Taliban Says ‘No’ To Trump
US President Donald John Trump has got involved in a conflict with the Afghan Taliban. The President recently asked the Taliban leadership in Kabul to hand over the Bagram airbase to the US which used to run the base during its 20-year-long war (against terror) in Afghanistan. However, the Taliban has outrightly rejected the US President’s proposal, dismissing his threat that “bad things would happen if this does not come to pass”.
The Bagram airbase is strategically quite important for the US as it is situated near a nuclear power plant of neighbouring China. It was one of the largest US military bases in Afghanistan. The Taliban took control of Bagram in 2021 when the US withdrew its Armed Forces from the war-ravaged country. President Trump, all of a sudden, declared that he would like to get the airbase back during a joint press conference with British Prime Minister Sir Keir Rodney Starmer in London in the third week of September 2025.

Speaking at the press conference, the US President said: “We are trying to get it back. We were going to leave Afghanistan, but we were going to leave it with strength and dignity. We were going to keep Bagram Airbase – one of the biggest airbases in the world. We gave it to them for nothing.” In the presence of Prime Minister Starmer, the visiting President stressed: “It is one of the most powerful bases in the world in terms of runway strength and length. You can land anything on there. You can land a planet on top of it.” He added: “We are trying to get it back because they (Taliban) need things from us. But one of the reasons we want that base is, as you know, it is an hour away from where China makes its nuclear weapons. So, a lot of things are happening.“
According to defence analysts, the US President would have to send at least 10,000 troops to Afghanistan in order to take over the airbase. Interestingly, a White House official, on condition of anonymity, has revealed that the Trump Administration has no plans to capture Bagram in near future.

Meanwhile, Zakir Jalal, a top official of the Afghan Foreign Ministry, has claimed that Kabul is ready to hold talks with Washington DC only to boost trade ties, stressing: “The idea of the US maintaining any military presence in Afghanistan was ‘completely’ rejected during talks between the two sides before the Taliban returned to power.” He wrote on X: “Throughout history, Afghans have not accepted a military presence, and this possibility was completely rejected during the Doha talks and agreement, but the doors are open to other engagement.” Jalal made it clear that the top Taliban leadership would never allow the US Forces to return to Afghanistan.
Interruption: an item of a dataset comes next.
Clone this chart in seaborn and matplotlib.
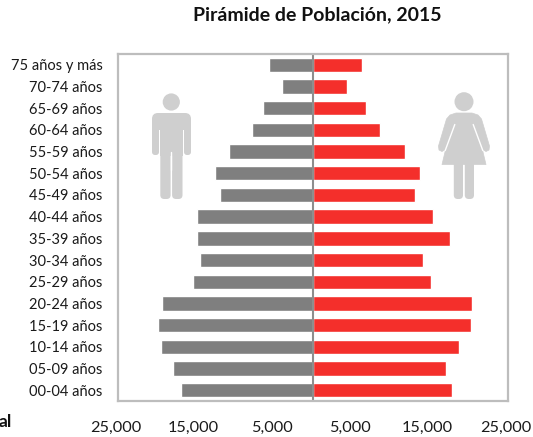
import matplotlib
matplotlib.use('Agg')
import matplotlib.pyplot as plt
from matplotlib.patches import Circle, FancyBboxPatch, Polygon, Rectangle
from matplotlib.transforms import ScaledTranslation
import numpy as np
import seaborn as sns

# age groups, top row first
edades = ['75 años y más', '70-74 años', '65-69 años', '60-64 años', '55-59 años', '50-54 años',
          '45-49 años', '40-44 años', '35-39 años', '30-34 años', '25-29 años', '20-24 años',
          '15-19 años', '10-14 años', '05-09 años', '00-04 años']
hombres = [5650, 3980, 6370, 7830, 10820, 12570, 11930, 14920, 14830, 14540, 15350, 19320, 19880, 19500, 18000, 16880]
mujeres = [6280, 4360, 6840, 8630, 11750, 13700, 13030, 15430, 17560, 14060, 15090, 20350, 20260, 18680, 17050, 17860]
ticks = [-25000, -15000, -5000, 5000, 15000, 25000]
tick_labels = ['25,000', '15,000', '5,000', '5,000', '15,000', '25,000']

W, H = 533, 437
gris = '#7F7F7F'
rojo = '#F42F2B'
icono = '#CFCFCF'
marco = '#BDBDBD'

sns.set_theme(style='white')
plt.rcParams['font.family'] = ['Lato', 'DejaVu Sans']

fig = plt.figure(figsize=(W / 100, H / 100), dpi=100)
ax = fig.add_axes([118 / W, 1 - 401 / H, 390 / W, 347 / H])

sns.barplot(x=-np.array(hombres), y=edades, color=gris, saturation=1, width=0.66, ax=ax)
sns.barplot(x=np.array(mujeres), y=edades, color=rojo, saturation=1, width=0.66, ax=ax)

ax.axvline(0, color='#8E8E8E', lw=1.5)
ax.set_xlim(-25000, 25000)
ax.set_ylim(15.5, -0.5)
ax.set_xticks(ticks)
ax.set_xticklabels(tick_labels, fontsize=11.7, color='#1a1a1a')
ax.tick_params(axis='x', length=0, pad=14.5)
ax.tick_params(axis='y', length=0, pad=11, labelsize=10.5, labelcolor='#1a1a1a')
ax.set_xlabel('')
ax.set_ylabel('')
for s in ax.spines.values():
    s.set_color(marco)
    s.set_linewidth(1.6)

# labels sit a little left of the ticks in the original
shift = ScaledTranslation(-2.4 / 100, 0, fig.dpi_scale_trans)
for lab in ax.get_xticklabels():
    lab.set_transform(lab.get_transform() + shift)

fig.text(317.5 / W, 1 - 15 / H, 'Pirámide de Población, 2015', fontsize=14, fontweight='bold',
         color='#111111', ha='center', va='center')
fig.text(12 / W, 1 - 422 / H, 'al', fontsize=12.5, fontweight='bold', color='#111111',
         ha='right', va='center')

# icons, overlay in pixel coordinates
ov = fig.add_axes([0, 0, 1, 1], facecolor='none')
ov.set_xlim(0, W)
ov.set_ylim(H, 0)
ov.axis('off')

def caja(x0, y0, x1, y1, r=3):
    ov.add_patch(FancyBboxPatch((x0 + r, y0 + r), x1 - x0 - 2 * r, y1 - y0 - 2 * r,
                                boxstyle=f'round,pad={r}', fc=icono, ec='none'))

# man
ov.add_patch(Circle((171.3, 102), 8.6, fc=icono, ec='none'))
caja(152, 113, 191, 130, r=6)
ov.add_patch(Rectangle((152, 120), 39, 6, fc=icono, ec='none'))
caja(152, 122, 159, 155)
caja(184, 122, 191, 155)
ov.add_patch(Rectangle((160.3, 120), 22.2, 36, fc=icono, ec='none'))
caja(160.3, 150, 170.6, 199, r=4)
caja(172.1, 150, 182.5, 199, r=4)
ov.plot([171.3, 171.3], [152, 170], color='white', lw=1)

# woman
ov.add_patch(Circle((464, 101.7), 9.5, fc=icono, ec='none'))
ov.add_patch(Polygon([(456, 113), (472, 113), (478, 115), (481.5, 119), (489.5, 146), (489, 150), (486, 151.5),
                      (483.5, 150), (482.5, 150), (486, 164.5), (442, 164.5), (445.5, 150), (444.5, 150),
                      (442, 151.5), (439, 150), (438.5, 146), (446.5, 119), (450, 115)],
                     closed=True, fc=icono, ec=icono, lw=0.5, joinstyle='round'))
ov.plot([454.8, 445.2], [124.5, 150.5], color='white', lw=1)
ov.plot([473.2, 482.8], [124.5, 150.5], color='white', lw=1)
caja(453.8, 160, 463, 199, r=4)
caja(464.8, 160, 474, 199, r=4)

plt.savefig('out.png', dpi=100)
plt.close()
The Taliban-led Afghan Government has issued a statement, mentioning that not even an inch of Afghan land would be given to the US and the (Taliban) fighters are ready to fight the US for another two decades! For his part, Qāri Fasihuddin Fitrat, an Afghan military commander and the Chief of the General Staff of the Armed Forces of the Islamic Emirate of Afghanistan, said that a “deal over even an inch of Afghanistan’s soil is not possible. We do not need it“. He told the press: “Afghanistan’s independence and territorial integrity are of the utmost importance.”
China, too, has strongly criticised President Trump for trying to maintain US military presence in Afghanistan. On September 19, 2025, a Chinese Foreign Ministry spokesperson stated: “China respects Afghanistan’s territorial integrity and sovereignty. The future of Afghanistan should be in the hands of Afghan people.“
It may be noted that the erstwhile Soviet Union had built the Bagram airbase during the Cold War in the early 1950s only after receiving a request from the Afghan Government in this regard. The airbase served Soviet operations in the South Asian country for decades until Moscow withdrew its troops from Afghanistan in the late 1980s.